A SOX tem um conjunto de obrigações que as empresas com ações negociadas na Bolsa de Nova York -entre elas muitas brasileiras- devem seguir para evitar fraudes ou identificá-las e divulgá-las quando ocorrem. Obriga, por exemplo, a criação de mecanismos de auditorias e comitês para supervisionar todas as atividades e operações.
É uma ótima lei. Ninguém pode ser contra normas que defendam ética, transparência e combate a fraudes. Ocorre que o conjunto de controles internos criados pela SOX gera um sem-número de burocracias de contabilidade que representa enormes aumentos de custos para as empresas e de receitas para os auditores. Segundo a Financial Executive International, uma entidade mundial que reúne diretores financeiros, uma empresa de capital aberto precisa gastar em média US$ 4 milhões por ano para cumprir a lei.
Um item da SOX (seção 404) exige avaliação anual dos controles e procedimentos internos. Além disso, a eficácia desses controles internos deve ser atestada por relatórios de auditores independentes. Em algumas empresas, a normatização da SOX exige a contratação de até 40 pessoas.
Outro item (seção 302) determina que o diretor-executivo e o diretor financeiro da companhia devem declarar que conhecem e são responsáveis por todos os controles e procedimentos internos. Sei de um presidente de filial brasileira de empresa americana que, preocupado com essa responsabilidade, rubrica pessoalmente todos os boletos de táxi emitidos para uso dos funcionários da empresa.
Nada contra as normas de governança. Elas representam uma novidade admirável deste novo século na área corporativa. Mas os excessos de burocracias significam retrocesso. Pela lei, a eficácia operacional das atividades de controle, por exemplo, precisa ser avaliada por equipes que gerenciam os programas de controle. Essas são controladas pelas auditorias independentes. Ou seja, criou-se o controle do controle do controle, com custos e burocracias que atrapalham a funcionalidade das empresas.
Greenspan não é o primeiro a criticar pontos da SOX. Alguns empresários e o próprio presidente da SEC (Securities and Exchange Commission), Christopher Cox, já defenderam a idéia de que a lei precisa ser revista, principalmente a seção 404. Os senadores americanos Chuck Schumer e Barney Frank promovem uma reavaliação da lei no Congresso dos EUA.

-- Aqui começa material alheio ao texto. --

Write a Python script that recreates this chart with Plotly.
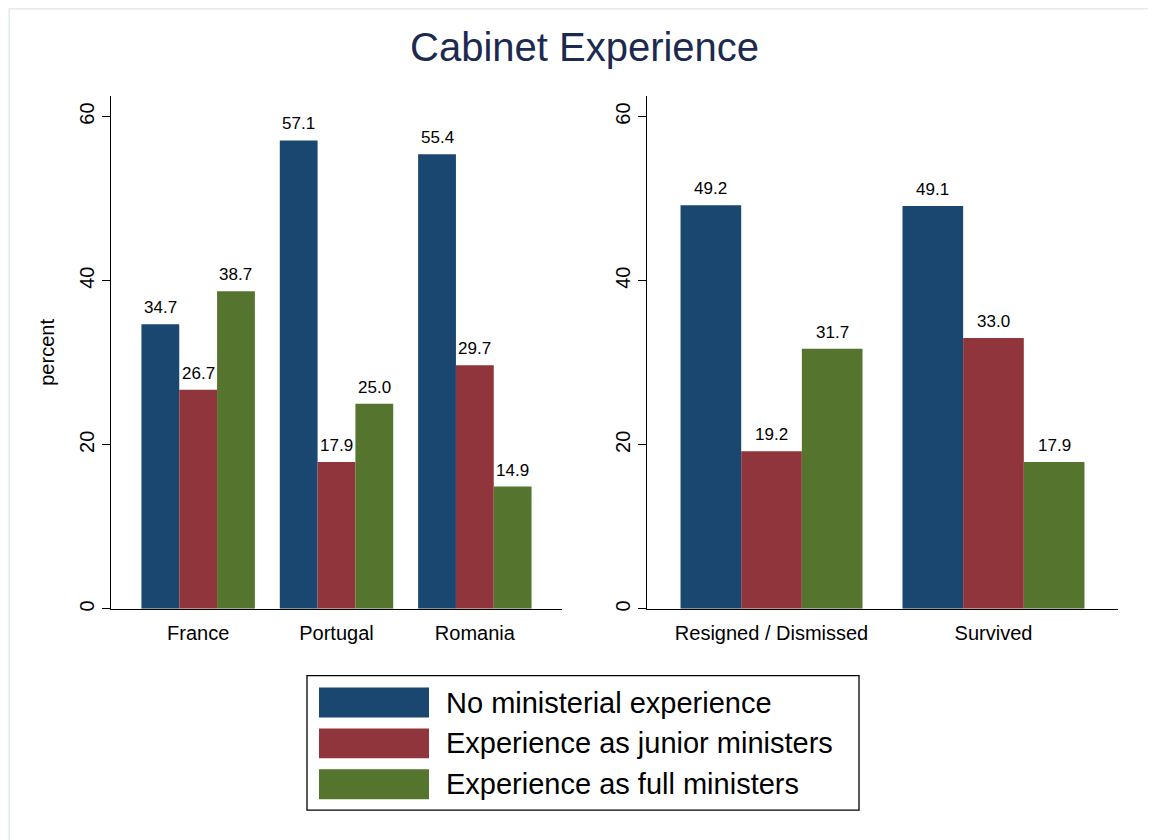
import plotly.graph_objects as go

# ---- data ----
countries = ["France", "Portugal", "Romania"]
outcomes = ["Resigned / Dismissed", "Survived"]
series_names = ["No ministerial experience",
                "Experience as junior ministers",
                "Experience as full ministers"]
country_vals = [
    [34.7, 57.1, 55.4],   # no ministerial experience
    [26.7, 17.9, 29.7],   # junior ministers
    [38.7, 25.0, 14.9],   # full ministers
]
outcome_vals = [
    [49.2, 49.1],
    [19.2, 33.0],
    [31.7, 17.9],
]
y_ticks = [0, 20, 40, 60]
colors = ["#1a476f", "#90353b", "#55752f"]

W, H = 1156, 840
OFF = 8  # page body margin
FONT = "Liberation Sans, Arial, Helvetica, sans-serif"
BARGAP = 0.18


def px(x):
    return (x - OFF) / W


def py(y):
    return 1 - (y - OFF) / H


fig = go.Figure()
annotations = []
nser = len(series_names)
bw = (1 - BARGAP) / nser
for i, name in enumerate(series_names):
    for cats, vals, xa, ya in ((countries, country_vals[i], "x", "y"),
                               (outcomes, outcome_vals[i], "x2", "y2")):
        fig.add_trace(go.Bar(
            x=cats, y=vals, name=name,
            marker=dict(color=colors[i], line=dict(width=0)),
            xaxis=xa, yaxis=ya, showlegend=False))
        for j, v in enumerate(vals):
            annotations.append(dict(
                text=f"{v:.1f}", xref=xa, yref=ya,
                x=j + (i - (nser - 1) / 2) * bw, y=v,
                xanchor="center", yanchor="bottom", yshift=5, showarrow=False,
                font=dict(size=17, color="black", family=FONT)))

ydom = [py(611), py(96)]
yrng = [0, 62.55]
common_y = dict(range=yrng, domain=ydom, tickvals=y_ticks, ticks="outside",
                ticklen=8, tickwidth=1.3, tickcolor="black", showline=True,
                linecolor="black", linewidth=1.3, showgrid=False, zeroline=False,
                tickangle=-90, tickfont=dict(size=20, family=FONT, color="black"),
                fixedrange=True)
common_x = dict(showline=True, linecolor="black", linewidth=1.3, ticks="",
                showgrid=False, zeroline=False, ticklabelstandoff=6,
                tickfont=dict(size=20, family=FONT, color="black"),
                fixedrange=True)

fig.update_layout(
    width=W, height=H, autosize=False,
    margin=dict(l=0, r=0, t=0, b=0),
    paper_bgcolor="white", plot_bgcolor="white",
    barmode="group", bargap=BARGAP, bargroupgap=0,
    showlegend=False,
    font=dict(family=FONT, color="black"),
    xaxis=dict(domain=[px(111), px(562)], range=[-0.63, 2.63], anchor="y", **common_x),
    yaxis=dict(anchor="x", **common_y),
    xaxis2=dict(domain=[px(647), px(1118)], range=[-0.561, 1.561], anchor="y2", **common_x),
    yaxis2=dict(anchor="x2", **common_y),
)

shapes = []
# faint outer frame
shapes.append(dict(type="rect", xref="paper", yref="paper",
                   x0=0.001, x1=1.01, y0=-0.01, y1=0.999,
                   line=dict(color="#e3ebef", width=1.5), fillcolor="rgba(0,0,0,0)",
                   layer="below"))
# title
annotations.append(dict(text="Cabinet Experience", xref="paper", yref="paper",
                        x=px(584), y=py(47), xanchor="center", yanchor="middle",
                        showarrow=False,
                        font=dict(size=40, color="#1c2a50", family=FONT)))
# y title
annotations.append(dict(text="percent", xref="paper", yref="paper",
                        x=px(47), y=py(354), xanchor="center", yanchor="middle",
                        textangle=-90, showarrow=False,
                        font=dict(size=20, color="black", family=FONT)))
# manual legend
shapes.append(dict(type="rect", xref="paper", yref="paper",
                   x0=px(307), x1=px(859), y0=py(813), y1=py(678),
                   line=dict(color="black", width=1.3), fillcolor="white"))
row_tops = [690, 731, 772]
for i, name in enumerate(series_names):
    t = row_tops[i]
    shapes.append(dict(type="rect", xref="paper", yref="paper",
                       x0=px(319), x1=px(429), y0=py(t + 30), y1=py(t),
                       line=dict(width=0), fillcolor=colors[i]))
    annotations.append(dict(text=name, xref="paper", yref="paper",
                            x=px(444), y=py(t + 15), xanchor="left", yanchor="middle",
                            showarrow=False,
                            font=dict(size=29, color="black", family=FONT)))

fig.update_layout(shapes=shapes, annotations=annotations)
fig.write_html("out.html")
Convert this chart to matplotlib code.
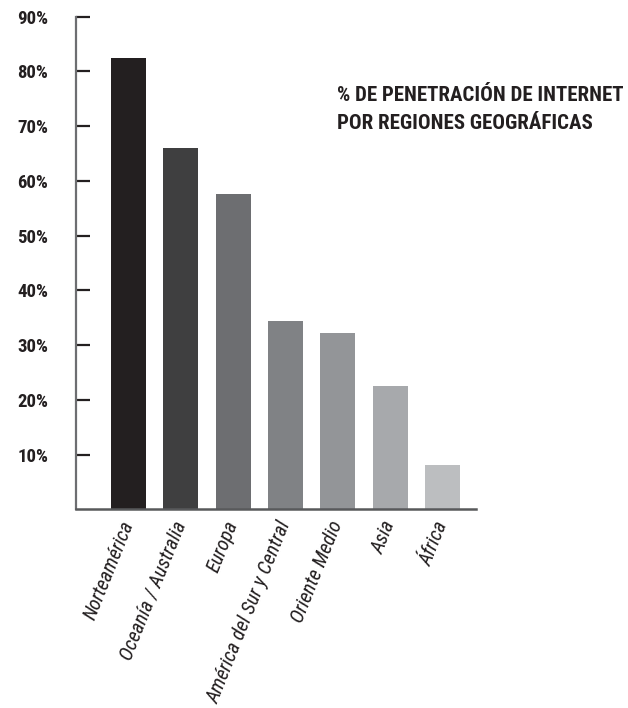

Mas Greenspan é ao mesmo tempo cáustico e pragmático em suas críticas. Ao lembrar que os órgãos reguladores e o Congresso estudam ajustes nas normas da SOX, ele acrescenta uma frase ferina: "Espero que isso ocorra antes que todo o sistema financeiro se transfira para Londres". Dá-lhe, Alan!


BENJAMIN STEINBRUCH , 53, empresário, é diretor-presidente da Companhia Siderúrgica Nacional, presidente do conselho de administração da empresa e primeiro vice-presidente da Fiesp (Federação das Indústrias do Estado de São Paulo).